Scampi crudi su sassi di lava
Scampi di Sicilia crudi su sassi lavici bollenti e foglie di menta
MA.RI.NA – Olgiate Olona (VA) - Chef Rita Possoni
C’era una volta uno scampo. Abitava gli anfratti marini che circondano le coste siciliane. Grande e rosa, usciva di notte dal suo rifugio per cibarsi di minuscoli invertebrati e piccoli pesci. Quasi volava sui neri (poiché eruttati dalla bocca dell’Etna) sassi del fondale, nascondendosi poi fra il verde delle poche alghe. Un giorno venne pescato e selezionato, insieme a pochi altri, per la cassetta di crostacei più belli. Quella partita preziosa che, come sempre, sarebbe stata acquistata da Pino Possoni per il suo ristorante. Giunto in cucina, lo scampo venne a lungo ammirato per la bellezza, la consistenza, il dolce profumo. Rita, sorella di Pino, si domandò fra sé e sé come preparare nel modo migliore questo regale dono della natura, esaltandolo senza snaturarlo. Crudo? Al vapore? Scottato in padella? Aperto in forno? Ogni possibilità avrebbe avuto vantaggi e svantaggi: ma nessuna la convinceva sino in fondo.

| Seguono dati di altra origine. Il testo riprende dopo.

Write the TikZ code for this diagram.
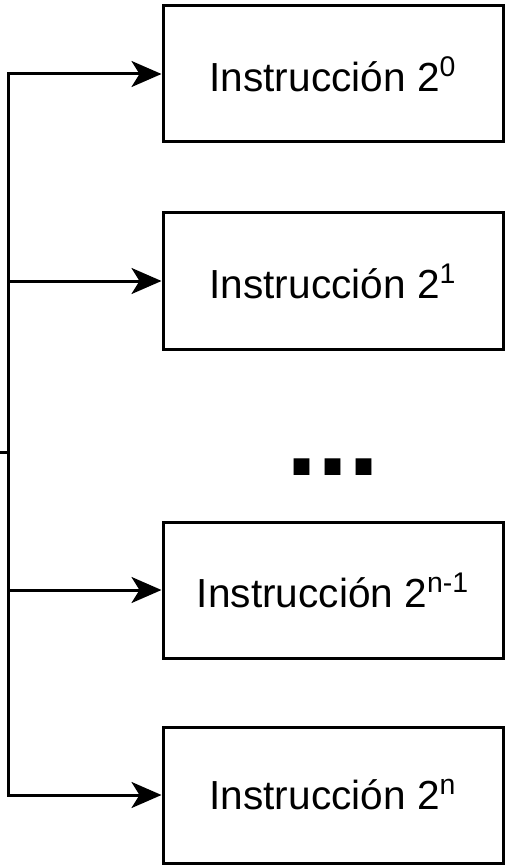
\documentclass[tikz,border=0pt]{standalone}
\usepackage{fontspec}
\setmainfont{Liberation Sans}
\usetikzlibrary{arrows.meta}

\begin{document}
\begin{tikzpicture}[x=0.5pt,y=-0.5pt]
	\tikzstyle{every node}=[font=\fontsize{20.3}{24}\selectfont]
	\tikzstyle{instr}=[draw, line width=1.5pt, minimum width=170pt, minimum height=68pt, inner sep=0pt]
	\tikzstyle{feed}=[line width=1.5pt, -{Stealth[length=15pt, width=13pt, inset=4pt]}]
	
	\useasboundingbox (0,0) rectangle (508,866);
	
	% instruction boxes
	\node[instr] (i0) at (333,74) {Instrucción 2\textsuperscript{0}};
	\node[instr] (i1) at (333,281) {Instrucción 2\textsuperscript{1}};
	\node[instr] (in1) at (333,590) {Instrucción 2\textsuperscript{n-1}};
	\node[instr] (in) at (333,795) {Instrucción 2\textsuperscript{n}};
	
	\node[font=\fontsize{56}{60}\selectfont\bfseries, anchor=base] (dots) at (333,475) {...};
	
	% bus on the left
	\coordinate (in0) at (0,452);
	\coordinate (b) at (8,452);
	\coordinate (b0) at (8,74);
	\coordinate (b1) at (8,281);
	\coordinate (bn1) at (8,590);
	\coordinate (bn) at (8,795);
	
	\draw[line width=1.5pt] (in0) -- (b);
	\draw[line width=1.5pt, line cap=rect] (b0) -- (bn);
	\draw[feed] (b0) -- (i0.west);
	\draw[feed] (b1) -- (i1.west);
	\draw[feed] (bn1) -- (in1.west);
	\draw[feed] (bn) -- (in.west);
	
\end{tikzpicture}
\end{document}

Come salvaguardare al contempo la dolcezza della polpa, la cremosa densità degli umori, l’aroma marino del carapace? Rita immaginò quindi di ricreare nel piatto le condizioni naturali di vita dello scampo. I sassi lavici sul fondo. Qualche foglia di menta come alghe. E sopra, adagiato e sgusciato, il crudo principesco scampo. Ma il colpo di genio fu di pensare che, se bollenti, i sassi avrebbero ‘titillato’ il crostaceo, favorendone lo sviluppo dei profumi e ‘sfrigolandone’ gli umori, senza però renderlo fibroso. Un piatto einsteiniano, quindi, che si sviluppa nel rapporto spazio-tempo. In quella manciata di secondi, pari al breve tragitto dalla cucina al tavolo (che deve essere quindi millimetricamente calcolato), durante la quale lo scampo prende il giusto calore: né troppo né troppo poco. Un piatto che si mangia prima col naso. E che quindi si addenta in una girandola di cremose dolcezze e sottili scie marine.